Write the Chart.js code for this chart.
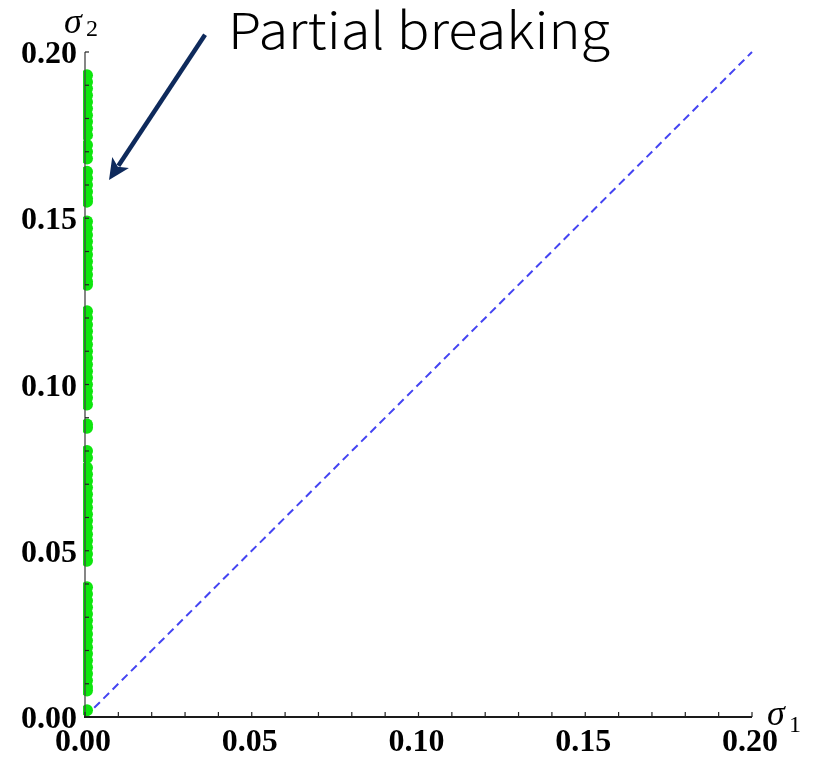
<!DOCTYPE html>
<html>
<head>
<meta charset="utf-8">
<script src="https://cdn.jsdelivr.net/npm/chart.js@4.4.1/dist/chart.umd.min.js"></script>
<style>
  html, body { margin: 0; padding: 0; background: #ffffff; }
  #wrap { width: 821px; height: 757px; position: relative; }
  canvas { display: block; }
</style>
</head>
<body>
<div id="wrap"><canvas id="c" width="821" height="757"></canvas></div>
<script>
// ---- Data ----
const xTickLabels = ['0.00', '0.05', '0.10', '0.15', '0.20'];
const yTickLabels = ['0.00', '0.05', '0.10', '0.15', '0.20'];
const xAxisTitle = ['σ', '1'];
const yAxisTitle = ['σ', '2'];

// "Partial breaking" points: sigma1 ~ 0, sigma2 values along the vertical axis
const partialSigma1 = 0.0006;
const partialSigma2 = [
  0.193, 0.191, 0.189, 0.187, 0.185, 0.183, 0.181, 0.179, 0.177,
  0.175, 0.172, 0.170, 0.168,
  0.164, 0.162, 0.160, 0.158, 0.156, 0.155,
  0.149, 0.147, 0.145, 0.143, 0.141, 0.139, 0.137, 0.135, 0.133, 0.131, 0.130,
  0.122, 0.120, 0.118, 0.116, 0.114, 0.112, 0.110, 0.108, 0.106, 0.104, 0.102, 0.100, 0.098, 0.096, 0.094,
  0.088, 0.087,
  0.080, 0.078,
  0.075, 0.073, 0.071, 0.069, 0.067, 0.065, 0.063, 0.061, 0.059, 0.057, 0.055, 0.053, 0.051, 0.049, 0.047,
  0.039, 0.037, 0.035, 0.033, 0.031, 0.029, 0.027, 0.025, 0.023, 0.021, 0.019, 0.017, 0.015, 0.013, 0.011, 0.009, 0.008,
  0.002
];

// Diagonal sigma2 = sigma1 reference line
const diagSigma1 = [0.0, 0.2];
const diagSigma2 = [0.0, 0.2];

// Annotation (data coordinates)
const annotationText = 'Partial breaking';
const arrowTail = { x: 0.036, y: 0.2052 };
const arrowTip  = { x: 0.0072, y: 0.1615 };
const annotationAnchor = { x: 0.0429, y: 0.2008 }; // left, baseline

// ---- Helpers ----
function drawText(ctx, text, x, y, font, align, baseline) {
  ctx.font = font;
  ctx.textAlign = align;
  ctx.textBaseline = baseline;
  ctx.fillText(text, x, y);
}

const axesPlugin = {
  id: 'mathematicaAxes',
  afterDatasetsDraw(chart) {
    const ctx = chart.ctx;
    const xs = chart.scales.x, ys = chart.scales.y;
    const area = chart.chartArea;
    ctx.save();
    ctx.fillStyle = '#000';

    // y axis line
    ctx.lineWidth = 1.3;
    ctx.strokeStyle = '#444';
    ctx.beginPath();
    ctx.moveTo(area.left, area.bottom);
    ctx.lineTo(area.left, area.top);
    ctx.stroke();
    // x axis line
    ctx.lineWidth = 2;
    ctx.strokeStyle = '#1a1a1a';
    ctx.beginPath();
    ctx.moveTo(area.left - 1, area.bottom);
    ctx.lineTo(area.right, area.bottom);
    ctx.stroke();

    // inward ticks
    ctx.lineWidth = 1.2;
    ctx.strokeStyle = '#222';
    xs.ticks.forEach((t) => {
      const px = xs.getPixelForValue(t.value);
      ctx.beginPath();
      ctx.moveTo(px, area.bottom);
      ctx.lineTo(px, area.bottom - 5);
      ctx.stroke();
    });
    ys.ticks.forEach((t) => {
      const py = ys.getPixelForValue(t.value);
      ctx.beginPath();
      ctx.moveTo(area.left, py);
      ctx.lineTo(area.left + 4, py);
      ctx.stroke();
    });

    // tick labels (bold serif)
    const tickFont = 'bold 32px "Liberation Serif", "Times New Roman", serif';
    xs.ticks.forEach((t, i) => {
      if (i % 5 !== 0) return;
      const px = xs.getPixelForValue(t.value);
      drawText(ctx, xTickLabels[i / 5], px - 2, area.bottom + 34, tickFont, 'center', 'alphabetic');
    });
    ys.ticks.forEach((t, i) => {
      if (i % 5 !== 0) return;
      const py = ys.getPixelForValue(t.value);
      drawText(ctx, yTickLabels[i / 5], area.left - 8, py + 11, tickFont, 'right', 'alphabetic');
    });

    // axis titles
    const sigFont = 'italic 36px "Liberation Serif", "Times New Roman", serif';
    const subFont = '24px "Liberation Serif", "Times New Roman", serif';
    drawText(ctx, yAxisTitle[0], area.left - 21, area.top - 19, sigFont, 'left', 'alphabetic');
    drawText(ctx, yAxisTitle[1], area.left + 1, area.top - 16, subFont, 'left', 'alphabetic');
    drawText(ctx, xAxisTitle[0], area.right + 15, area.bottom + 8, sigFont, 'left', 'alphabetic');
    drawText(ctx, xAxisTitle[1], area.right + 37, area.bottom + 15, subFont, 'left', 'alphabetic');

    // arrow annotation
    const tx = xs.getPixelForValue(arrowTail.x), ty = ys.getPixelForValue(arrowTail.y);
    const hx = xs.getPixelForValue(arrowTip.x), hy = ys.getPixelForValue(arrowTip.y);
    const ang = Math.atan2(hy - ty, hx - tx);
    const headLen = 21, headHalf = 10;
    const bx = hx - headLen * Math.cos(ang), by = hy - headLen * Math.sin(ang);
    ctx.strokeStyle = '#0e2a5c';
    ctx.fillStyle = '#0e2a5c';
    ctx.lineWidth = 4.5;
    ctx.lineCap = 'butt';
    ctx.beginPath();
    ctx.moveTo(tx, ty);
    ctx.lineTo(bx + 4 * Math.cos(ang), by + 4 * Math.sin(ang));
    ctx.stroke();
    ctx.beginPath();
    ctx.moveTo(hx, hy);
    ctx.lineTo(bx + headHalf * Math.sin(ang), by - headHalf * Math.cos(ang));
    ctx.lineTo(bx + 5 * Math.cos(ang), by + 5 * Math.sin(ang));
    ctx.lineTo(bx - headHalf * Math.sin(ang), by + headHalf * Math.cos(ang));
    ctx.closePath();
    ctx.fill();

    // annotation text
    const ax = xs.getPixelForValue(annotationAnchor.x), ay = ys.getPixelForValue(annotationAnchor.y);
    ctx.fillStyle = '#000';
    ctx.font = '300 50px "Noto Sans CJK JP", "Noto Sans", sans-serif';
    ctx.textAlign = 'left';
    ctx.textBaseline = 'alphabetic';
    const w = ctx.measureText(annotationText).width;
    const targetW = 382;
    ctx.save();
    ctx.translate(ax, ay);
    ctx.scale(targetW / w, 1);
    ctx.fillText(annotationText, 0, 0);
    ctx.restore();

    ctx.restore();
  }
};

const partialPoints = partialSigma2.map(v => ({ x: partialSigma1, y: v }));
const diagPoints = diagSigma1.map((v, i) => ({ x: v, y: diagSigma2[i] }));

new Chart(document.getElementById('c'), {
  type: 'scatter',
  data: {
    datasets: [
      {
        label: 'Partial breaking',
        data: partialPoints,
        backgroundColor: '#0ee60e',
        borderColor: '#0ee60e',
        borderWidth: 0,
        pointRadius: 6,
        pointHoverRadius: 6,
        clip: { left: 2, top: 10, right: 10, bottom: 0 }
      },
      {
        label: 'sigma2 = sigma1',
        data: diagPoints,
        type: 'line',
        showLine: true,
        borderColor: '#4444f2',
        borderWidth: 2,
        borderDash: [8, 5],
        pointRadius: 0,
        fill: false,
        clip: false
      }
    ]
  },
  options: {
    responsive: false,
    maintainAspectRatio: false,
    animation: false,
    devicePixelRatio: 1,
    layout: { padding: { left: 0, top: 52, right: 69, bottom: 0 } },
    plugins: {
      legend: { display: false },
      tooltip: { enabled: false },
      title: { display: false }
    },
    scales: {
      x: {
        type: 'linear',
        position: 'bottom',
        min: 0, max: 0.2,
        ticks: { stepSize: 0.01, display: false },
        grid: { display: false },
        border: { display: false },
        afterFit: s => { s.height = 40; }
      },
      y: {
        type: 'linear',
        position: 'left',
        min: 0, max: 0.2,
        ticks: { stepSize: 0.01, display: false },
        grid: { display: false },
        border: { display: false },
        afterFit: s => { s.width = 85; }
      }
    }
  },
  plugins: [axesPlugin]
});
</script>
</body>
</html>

*-*-*

### [Challenge]
Return nothing but the lines running from the start of the data to the line with "const yAxisTitle = ['σ', '2'];", please, both ends included and no pictures.

### [Result below]
Write the Chart.js code for this chart.
<!DOCTYPE html>
<html>
<head>
<meta charset="utf-8">
<script src="https://cdn.jsdelivr.net/npm/chart.js@4.4.1/dist/chart.umd.min.js"></script>
<style>
  html, body { margin: 0; padding: 0; background: #ffffff; }
  #wrap { width: 821px; height: 757px; position: relative; }
  canvas { display: block; }
</style>
</head>
<body>
<div id="wrap"><canvas id="c" width="821" height="757"></canvas></div>
<script>
// ---- Data ----
const xTickLabels = ['0.00', '0.05', '0.10', '0.15', '0.20'];
const yTickLabels = ['0.00', '0.05', '0.10', '0.15', '0.20'];
const xAxisTitle = ['σ', '1'];
const yAxisTitle = ['σ', '2'];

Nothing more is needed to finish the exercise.